Firstly, this part will explain the concepts of ontology and epistemology. One of the small branches of philosophy is ontology. It describes the reality and studies existing problems as well as elaborates on relationships between the phenomenon (Benton, Ted, and lan Craib, 2007). For example, is there a god? Do people have memories? What is the connection between stone and grass? Epistemology, as its name implies, is the theory of knowledge. In other words, it assists people to know what they want(Street,2012).

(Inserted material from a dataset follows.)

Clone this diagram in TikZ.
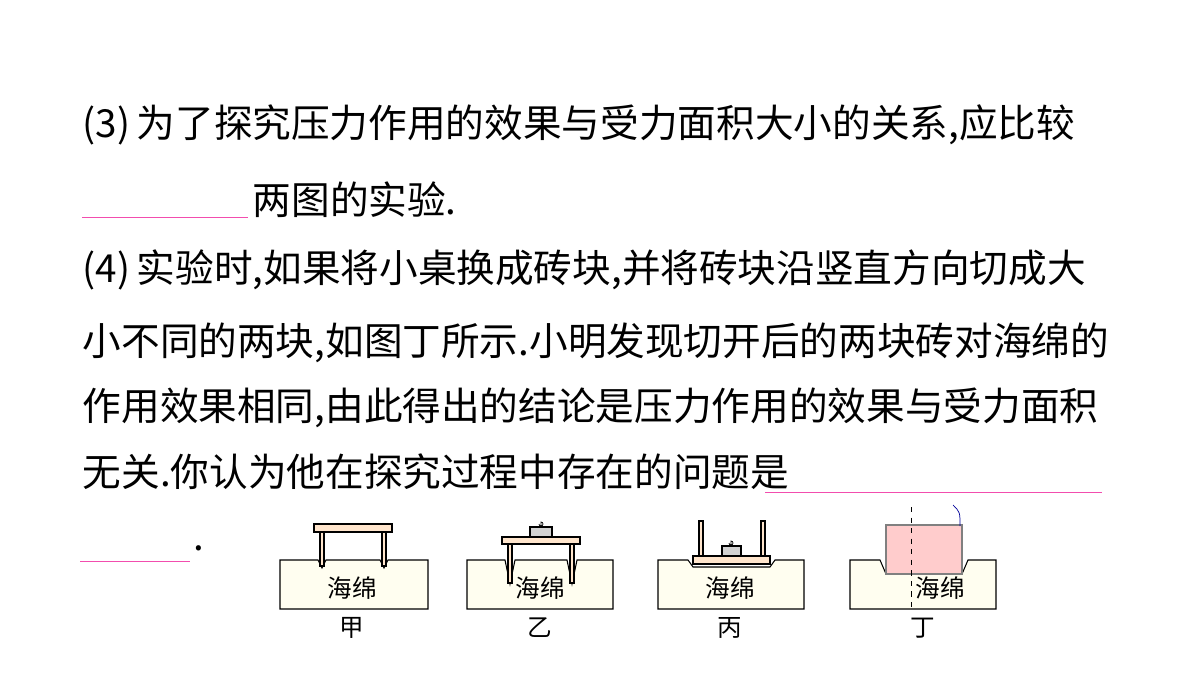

Ontology has two aspects one being materialism. It mainly illustrates the idea that things exist independently of our thoughts. No matter what we think, they happen separately. For example, the sun, flowers, grass, among others, they occur naturally without the influence of man. In the same vein, idealism, tells us that the world people see is caused by perception (Brian, 2018). For example, drinking water using cups is a universal truth, that is copied from what the people grew observing the society do. It is an ideology imparted in individuals’ mind. Hence something else can be used to do the same task. In the study of social science, epistemology has two kinds of observable knowledge, illustrated as objective knowledge, and subjective knowledge. Objective knowledge refers to something that already exists and is universally acknowledged, and the results observed by anyone are consistent. Managerial knowledge refers to personal opinions, not a common fact. Observers are usually judged by their own experience or feelings. Ontology studies the real problems, while epistemology is the process of verifying knowledge. Materialism corresponds to objective knowledge, while idealism resembles subjective knowledge(Street,2012).

Ontology deals with the question of what kind of things exists. Broadly speaking three ontological positions exists, namely reality, idealism, and materials.This is contrary to epistemology, that is confined to ways of learning about the nature of the society, hence guided by two main perspectives of positivism and interpretivism (Georgieff & Jeannerod,1998).